Congress is on the verge of gutting the Americans with Disabilities Act, undoing almost 30 years of progress in civil rights for disabled Americans. The House of Representatives voted 225-192 to dismantle the ADA Feb. 15. The Senate received the bill Feb. 26, but has not yet voted.
ADA was enacted 27 years ago to require equal access of public accommodations and facilities in the workplace to disabled employees, and was the first civil rights law protecting disabled people from employment discrimination and ensuring access to public services and accommodations, according to the Equal Employment Opportunity Commission.
The Republican-sponsored ADA Education and Reform Act of 2017 seeks to undercut this progress in civil rights.

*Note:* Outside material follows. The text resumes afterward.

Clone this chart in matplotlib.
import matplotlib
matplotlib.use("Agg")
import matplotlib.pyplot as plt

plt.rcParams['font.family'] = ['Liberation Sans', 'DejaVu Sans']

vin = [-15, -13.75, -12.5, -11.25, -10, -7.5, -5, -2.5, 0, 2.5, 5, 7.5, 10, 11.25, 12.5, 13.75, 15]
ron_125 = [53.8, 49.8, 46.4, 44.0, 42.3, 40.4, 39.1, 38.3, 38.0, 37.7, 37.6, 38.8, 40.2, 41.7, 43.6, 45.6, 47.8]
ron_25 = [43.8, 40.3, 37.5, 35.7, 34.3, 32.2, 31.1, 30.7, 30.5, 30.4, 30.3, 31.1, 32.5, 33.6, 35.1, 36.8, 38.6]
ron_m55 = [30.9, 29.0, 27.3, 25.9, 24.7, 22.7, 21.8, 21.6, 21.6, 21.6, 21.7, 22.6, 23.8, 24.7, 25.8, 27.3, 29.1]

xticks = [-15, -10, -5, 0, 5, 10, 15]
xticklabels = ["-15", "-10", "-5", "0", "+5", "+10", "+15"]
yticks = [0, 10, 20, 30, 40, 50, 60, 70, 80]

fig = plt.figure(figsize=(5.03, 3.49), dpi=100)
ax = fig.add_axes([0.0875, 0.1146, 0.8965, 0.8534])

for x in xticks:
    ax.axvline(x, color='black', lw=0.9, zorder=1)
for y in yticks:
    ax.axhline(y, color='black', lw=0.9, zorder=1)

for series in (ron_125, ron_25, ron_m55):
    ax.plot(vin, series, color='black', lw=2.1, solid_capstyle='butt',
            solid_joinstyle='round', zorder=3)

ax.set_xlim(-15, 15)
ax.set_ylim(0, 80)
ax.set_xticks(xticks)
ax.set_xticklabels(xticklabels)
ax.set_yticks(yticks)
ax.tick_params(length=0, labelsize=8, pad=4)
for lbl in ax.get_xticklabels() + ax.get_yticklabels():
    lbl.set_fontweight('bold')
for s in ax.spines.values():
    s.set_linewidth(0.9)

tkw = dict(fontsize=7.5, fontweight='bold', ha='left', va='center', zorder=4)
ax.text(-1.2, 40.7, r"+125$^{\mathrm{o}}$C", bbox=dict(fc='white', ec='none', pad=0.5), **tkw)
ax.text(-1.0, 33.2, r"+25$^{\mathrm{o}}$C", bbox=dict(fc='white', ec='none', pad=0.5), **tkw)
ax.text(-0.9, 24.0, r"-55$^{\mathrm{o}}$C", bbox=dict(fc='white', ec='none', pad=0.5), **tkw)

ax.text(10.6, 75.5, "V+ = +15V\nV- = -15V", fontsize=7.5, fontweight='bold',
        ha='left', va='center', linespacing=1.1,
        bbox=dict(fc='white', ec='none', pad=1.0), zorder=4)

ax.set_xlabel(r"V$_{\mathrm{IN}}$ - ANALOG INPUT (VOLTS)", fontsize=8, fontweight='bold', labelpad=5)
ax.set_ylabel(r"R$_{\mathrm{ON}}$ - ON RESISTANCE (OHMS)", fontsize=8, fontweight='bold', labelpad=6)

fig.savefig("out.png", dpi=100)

The bill proposes cutting certain accommodations and programs geared toward disabled people as a way of saving businesses money. But getting rid of these benefits will drive millions of Americans out of the work force.
Throughout the 1990s, many disabled people were issued back pay after being denied positions because of mental or physical disability with the help of the EEOC. Once the ADA was enacted, discrimination against those with disabilities was brought to the forefront.
The new bill would prohibit disabled people from suing businesses for not removing architectural barriers that inhibit access into existing public accommodations unless “The aggrieved person has provided to the owners or operators a written notice specific enough to identify the barrier, and the owners or operators fail to provide the person with a written description outlining improvements that will be made to improve the barrier or make substantial progress after providing such a description and develop a model program to promote alternative dispute resolution mechanisms to resolve such claims.”
It is inhumane to deny people of basic rights to get around and comfortably use facilities because of uncontrollable traits. The Americans with Disabilities Act must be preserved.